If you can, please do,stay in Roussillon. A previous poster said the place is crawling with tourists, and this is true, but only midday, and only in the middle of the town and the famous ochre quarries. We rent a Gite at the edge of town, and although you can walk to the boulangerie in the morning, it is dead quiet all day. Website for the gate that we use is lajameela.com I have no commercial connection, only a happy customer. Driving is no problem in the Luberon.

Don't miss the Sunday morning market in Isle sur la Sorgue. Biggest antiques and bric a brac (brocante) market outside of Paris, and fabulous food stalls. Very colorful, and very delicious. Get there early, it turns into a madhouse in the afternoon.

Posted by
21 posts

Concerning International Driving license- We were there in October 2015. We had an international driver's license, but when I tried to show it to the agent at Auto Europe, she told me they didn't need it, only your valid state driver's license. Check with the company you rent a car from and see what they say.
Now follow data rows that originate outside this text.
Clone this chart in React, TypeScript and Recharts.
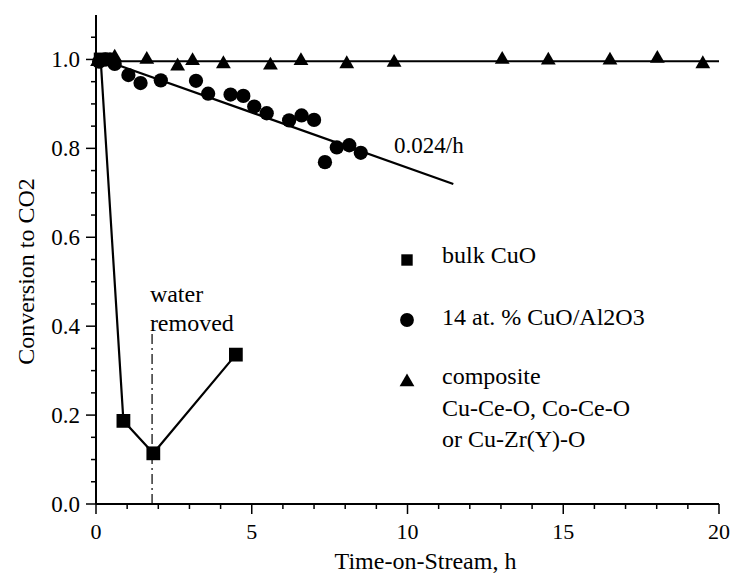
import { ComposedChart, Scatter, XAxis, YAxis, ReferenceLine, ReferenceDot, Label, Legend, Symbols } from 'recharts';

const FONT = "'Liberation Serif', 'DejaVu Serif', serif";
const INK = '#000';
const TXT = { fontFamily: FONT, fontSize: 23, fill: INK };

// bulk CuO (squares, connected)
const bulkTime = [0.15, 0.88, 1.84, 4.49];
const bulkConv = [1.0, 0.187, 0.114, 0.336];

// 14 at. % CuO/Al2O3 (circles)
const aluTime = [0.1, 0.3, 0.45, 0.6, 1.04, 1.43, 2.08, 3.21, 3.6, 4.32, 4.73, 5.08, 5.48, 6.2, 6.6, 7.0, 7.35, 7.73, 8.13, 8.5];
const aluConv = [0.995, 1.0, 1.0, 0.99, 0.965, 0.947, 0.953, 0.952, 0.923, 0.921, 0.918, 0.894, 0.879, 0.863, 0.874, 0.864, 0.769, 0.802, 0.807, 0.79];

// composite oxides (triangles)
const compTime = [0.05, 0.6, 1.63, 2.62, 3.1, 4.09, 5.6, 6.58, 8.05, 9.57, 13.04, 14.52, 16.5, 18.02, 19.48];
const compConv = [0.995, 1.005, 1.0, 0.985, 0.997, 0.99, 0.987, 0.997, 0.99, 0.993, 1.0, 0.998, 0.998, 1.002, 0.99];

// fitted lines
const aluFitTime = [0.4, 11.47];
const aluFitConv = [0.995, 0.72];
const compFitTime = [0, 20];
const compFitConv = [0.996, 0.996];

const waterRemovedTime = 1.8;

const xMajorTicks = [0, 5, 10, 15, 20];
const xMinorTicks = [0, 1, 2, 3, 4, 5, 6, 7, 8, 9, 10, 11, 12, 13, 14, 15, 16, 17, 18, 19, 20];
const yMajorTicks = [0, 0.2, 0.4, 0.6, 0.8, 1.0];
const yMinorTicks = [0, 0.05, 0.1, 0.15, 0.2, 0.25, 0.3, 0.35, 0.4, 0.45, 0.5, 0.55, 0.6, 0.65, 0.7, 0.75, 0.8, 0.85, 0.9, 0.95, 1.0, 1.05];

const legendLabels = [['bulk CuO'], ['14 at. % CuO/Al2O3'], ['composite', 'Cu-Ce-O, Co-Ce-O', 'or Cu-Zr(Y)-O']];

const toPoints = (ts: number[], vs: number[]) => ts.map((t, i) => ({ t, v: vs[i] }));

const bulkData = toPoints(bulkTime, bulkConv);
const aluData = toPoints(aluTime, aluConv);
const compData = toPoints(compTime, compConv);
const aluFit = toPoints(aluFitTime, aluFitConv);
const compFit = toPoints(compFitTime, compFitConv);

const isMajor = (list: number[], v: number) => list.some((m) => Math.abs(m - v) < 1e-6);

const XTick = (props: any) => {
    const { x, y, payload } = props;
    const major = isMajor(xMajorTicks, payload.value);
    return (
        <g>
            <line x1={x} y1={y} x2={x} y2={y + (major ? 10 : 5)} stroke={INK} strokeWidth={1.5} />
            {major && (
                <text x={x} y={y + 35} textAnchor="middle" style={{ ...TXT, fontSize: 22 }}>
                    {payload.value}
                </text>
            )}
        </g>
    );
};

const YTick = (props: any) => {
    const { x, y, payload } = props;
    const major = isMajor(yMajorTicks, payload.value);
    return (
        <g>
            <line x1={x} y1={y} x2={x - (major ? 10 : 5)} y2={y} stroke={INK} strokeWidth={1.5} />
            {major && (
                <text x={x - 16} y={y + 8} textAnchor="end" style={TXT}>
                    {payload.value.toFixed(1)}
                </text>
            )}
        </g>
    );
};

const noDot = () => <g />;
const marker = (type: any, size: number) => (p: any) => <Symbols cx={p.cx} cy={p.cy} type={type} size={size} fill={INK} />;

const textAt = (lines: string[], fontSize = 23, lineGap = 29) => (props: any) => {
    const { viewBox } = props;
    return (
        <text style={{ ...TXT, fontSize }}>
            {lines.map((s, i) => (
                <tspan key={s} x={viewBox.x} y={viewBox.y + i * lineGap}>{s}</tspan>
            ))}
        </text>
    );
};

const renderLegend = () => {
    const markerY = [20, 80, 142];
    const textY = [23, 85, 144];
    const shapes: any[] = ['square', 'circle', 'triangle'];
    const sizes = [130, 150, 95];
    return (
        <svg width={320} height={230} style={{ overflow: 'visible', display: 'block' }}>
            {legendLabels.map((lines, i) => (
                <g key={i}>
                    <Symbols cx={12} cy={markerY[i]} type={shapes[i]} size={sizes[i]} fill={INK} />
                    <text style={{ ...TXT, fontSize: 24 }}>
                        {lines.map((s, j) => (
                            <tspan key={s} x={47} y={textY[i] + j * 31.5}>{s}</tspan>
                        ))}
                    </text>
                </g>
            ))}
        </svg>
    );
};

const App = () => (
    <div style={{ position: 'absolute', left: 0, top: 0, fontFamily: FONT }}>
        <ComposedChart width={733} height={576} margin={{ top: 15, right: 14, bottom: 0, left: 0 }}>
            <XAxis
                dataKey="t"
                type="number"
                domain={[0, 20]}
                ticks={xMinorTicks}
                interval={0}
                tickSize={0}
                tickMargin={0}
                tickLine={false}
                tick={<XTick />}
                height={72}
                axisLine={{ stroke: INK, strokeWidth: 2 }}
            >
                <Label
                    content={(p: any) => (
                        <text x={p.viewBox.x + p.viewBox.width / 2 + 18} y={569} textAnchor="middle" style={{ ...TXT, fontSize: 24 }}>
                            Time-on-Stream, h
                        </text>
                    )}
                />
            </XAxis>
            <XAxis xAxisId="top" orientation="top" type="number" domain={[0, 20]} height={0} tick={false} tickLine={false} axisLine={{ stroke: INK, strokeWidth: 1.5 }} />
            <YAxis
                dataKey="v"
                type="number"
                domain={[0, 1.1]}
                ticks={yMinorTicks}
                interval={0}
                tickSize={0}
                tickMargin={0}
                tickLine={false}
                tick={<YTick />}
                width={96}
                axisLine={{ stroke: INK, strokeWidth: 2 }}
            >
                <Label
                    content={(p: any) => {
                        const cx = p.viewBox.x + 26;
                        const cy = p.viewBox.y + p.viewBox.height / 2 + 12;
                        return (
                            <text x={cx} y={cy} transform={`rotate(-90 ${cx} ${cy})`} textAnchor="middle" dominantBaseline="central" style={{ ...TXT, fontSize: 24 }}>
                                Conversion to CO2
                            </text>
                        );
                    }}
                />
            </YAxis>
            <YAxis yAxisId="right" orientation="right" type="number" domain={[0, 1.1]} width={0} tick={false} tickLine={false} axisLine={{ stroke: INK, strokeWidth: 1.5 }} />

            <ReferenceLine
                segment={[{ x: waterRemovedTime, y: 0 }, { x: waterRemovedTime, y: 0.39 }]}
                stroke={INK}
                strokeWidth={1.2}
                strokeDasharray="10 4 2 4"
            />
            <ReferenceDot x={1.73} y={0.454} r={0} stroke="none" label={{ content: textAt(['water', 'removed'], 24) }} />
            <ReferenceDot x={9.57} y={0.79} r={0} stroke="none" label={{ content: textAt(['0.024/h']) }} />

            <Scatter data={compFit} line={{ stroke: INK, strokeWidth: 2 }} shape={noDot} isAnimationActive={false} legendType="none" />
            <Scatter data={aluFit} line={{ stroke: INK, strokeWidth: 2.2 }} shape={noDot} isAnimationActive={false} legendType="none" />
            <Scatter data={bulkData} line={{ stroke: INK, strokeWidth: 2.2 }} shape={marker('square', 190)} isAnimationActive={false} />
            <Scatter data={aluData} shape={marker('circle', 160)} isAnimationActive={false} />
            <Scatter data={compData} shape={marker('triangle', 95)} isAnimationActive={false} />

            <Legend
                layout="vertical"
                align="center"
                verticalAlign="middle"
                wrapperStyle={{ left: 395, top: 240, width: 320, height: 230 }}
                content={renderLegend}
            />
        </ComposedChart>
    </div>
);

export default App;
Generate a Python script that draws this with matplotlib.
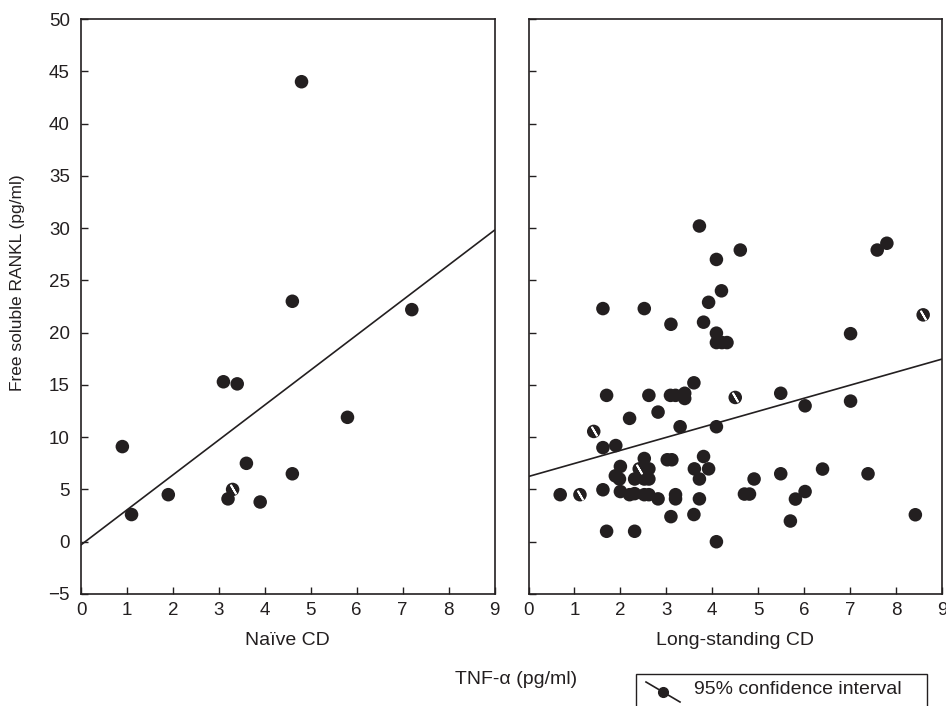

You will be fine driving, just keep your sense of humor and know that you will hear "recalculating" at times!

Posted by
99 posts

If you can drive in the US, you can drive just about anywhere, and certainly in France which I think is one of the easier countries to navigate. Do yourself a favor and get a GPS even though you can drive without one. It takes a lot of stress out of driving, especially in cities. I've driven straight through the heart of Paris without a single problem. It's not nearly as hair-raising as Atlanta or as frustrating as Houston. Go for it.

Posted by
69 posts

Have never been asked for an international drivers license in Europe but have never left the US without it.
Go to AAA and spend the $20, if nothing else, for peace of mind.

Posted by
1850 posts

Dawn,

We drove in southern France last summer. GPS is a must. Maps don't cut it as they do not cover the small local roads which can be very confusing. If you plan to drive on toll roads, have change under 20 euros on hand as our chip and pin did not work except for one occasion on the toll road. Gas up the car any day but Sunday as gas stations are unmanned on that day. Our chip and pin (Andrews FCU) worked in that situation. Parking garages may not accept credit cards (even chip and pin) so again cash is king. I would also suggest photographing the entire exterior of the car for any damages before you leave the rental lot as proof that you were not responsible for said damage. That saved us a lot on two occasions when the damage to the car (which we did not cause)was noted by the rental company after we returned the car.